▶ _What is required_
Everything from the first line of the data below through the line that contains "ax.set_yticks(y_ticks)" should be written out exactly, please, and nothing more; the pictures stay out.

** BEGIN Dataset excerpt **

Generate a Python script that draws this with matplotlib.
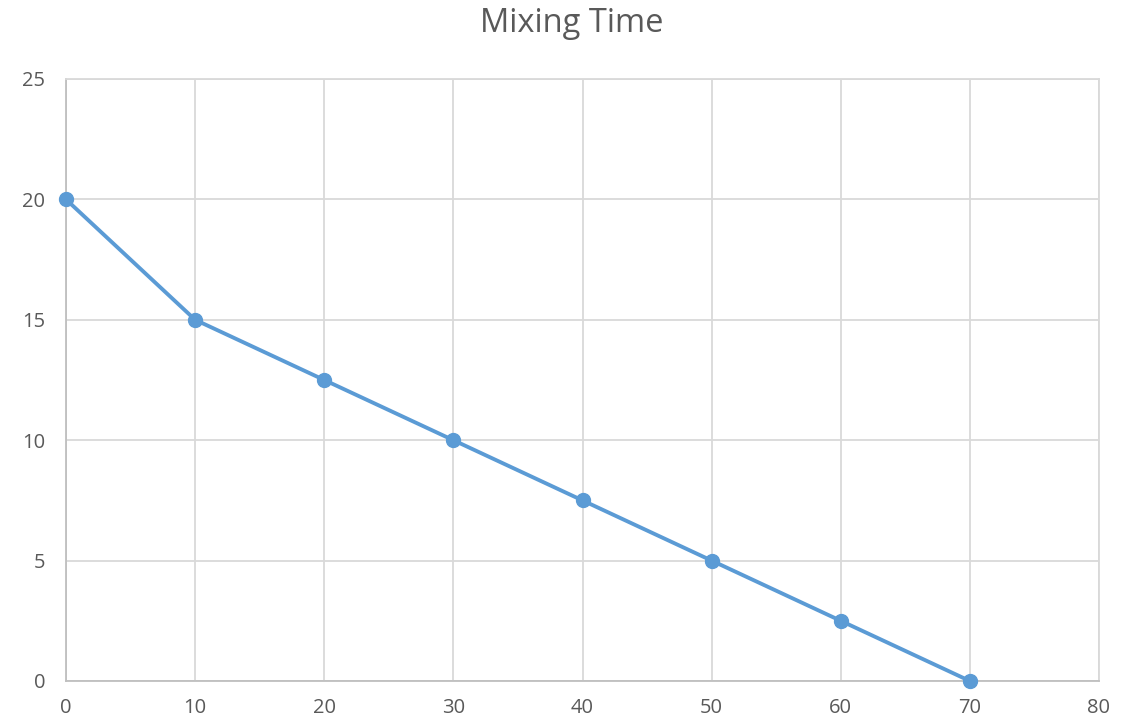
import matplotlib
matplotlib.use("Agg")
import matplotlib.pyplot as plt

# Mixing time series
x_values = [0, 10, 20, 30, 40, 50, 60, 70]
y_values = [20, 15, 12.5, 10, 7.5, 5, 2.5, 0]
x_ticks = [0, 10, 20, 30, 40, 50, 60, 70, 80]
y_ticks = [0, 5, 10, 15, 20, 25]
title = "Mixing Time"

plt.rcParams['font.family'] = ['Open Sans', 'DejaVu Sans']

fig = plt.figure(figsize=(11.35, 7.23), dpi=100)
ax = fig.add_axes([66 / 1135, 1 - 681 / 723, (1099 - 66) / 1135, (681 - 79) / 723])

line_color = '#5B9BD5'
ax.plot(x_values, y_values, color=line_color, linewidth=2.8, marker='o',
        markersize=10, markerfacecolor=line_color, markeredgecolor=line_color,
        zorder=3, clip_on=False)

ax.set_xlim(0, 80)
ax.set_ylim(0, 25)
ax.set_xticks(x_ticks)
ax.set_yticks(y_ticks)

ax.grid(True, color='#d9d9d9', linewidth=1.3)
ax.set_axisbelow(True)
for side in ['top', 'right']:
    ax.spines[side].set_color('#d9d9d9')
    ax.spines[side].set_linewidth(1.3)
for side in ['left', 'bottom']:
    ax.spines[side].set_color('#bfbfbf')
    ax.spines[side].set_linewidth(1.3)

ax.tick_params(axis='both', length=0, labelsize=14.5, labelcolor='#595959')
ax.tick_params(axis='x', pad=12)
ax.tick_params(axis='y', pad=15)

fig.text(572 / 1135, 1 - 24 / 723, title, ha='center', va='center',
         fontsize=23.5, color='#595959')

fig.savefig('out.png', dpi=100, facecolor='white')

** END Dataset excerpt **

▶ _Full output_
Generate a Python script that draws this with matplotlib.
import matplotlib
matplotlib.use("Agg")
import matplotlib.pyplot as plt

# Mixing time series
x_values = [0, 10, 20, 30, 40, 50, 60, 70]
y_values = [20, 15, 12.5, 10, 7.5, 5, 2.5, 0]
x_ticks = [0, 10, 20, 30, 40, 50, 60, 70, 80]
y_ticks = [0, 5, 10, 15, 20, 25]
title = "Mixing Time"

plt.rcParams['font.family'] = ['Open Sans', 'DejaVu Sans']

fig = plt.figure(figsize=(11.35, 7.23), dpi=100)
ax = fig.add_axes([66 / 1135, 1 - 681 / 723, (1099 - 66) / 1135, (681 - 79) / 723])

line_color = '#5B9BD5'
ax.plot(x_values, y_values, color=line_color, linewidth=2.8, marker='o',
        markersize=10, markerfacecolor=line_color, markeredgecolor=line_color,
        zorder=3, clip_on=False)

ax.set_xlim(0, 80)
ax.set_ylim(0, 25)
ax.set_xticks(x_ticks)
ax.set_yticks(y_ticks)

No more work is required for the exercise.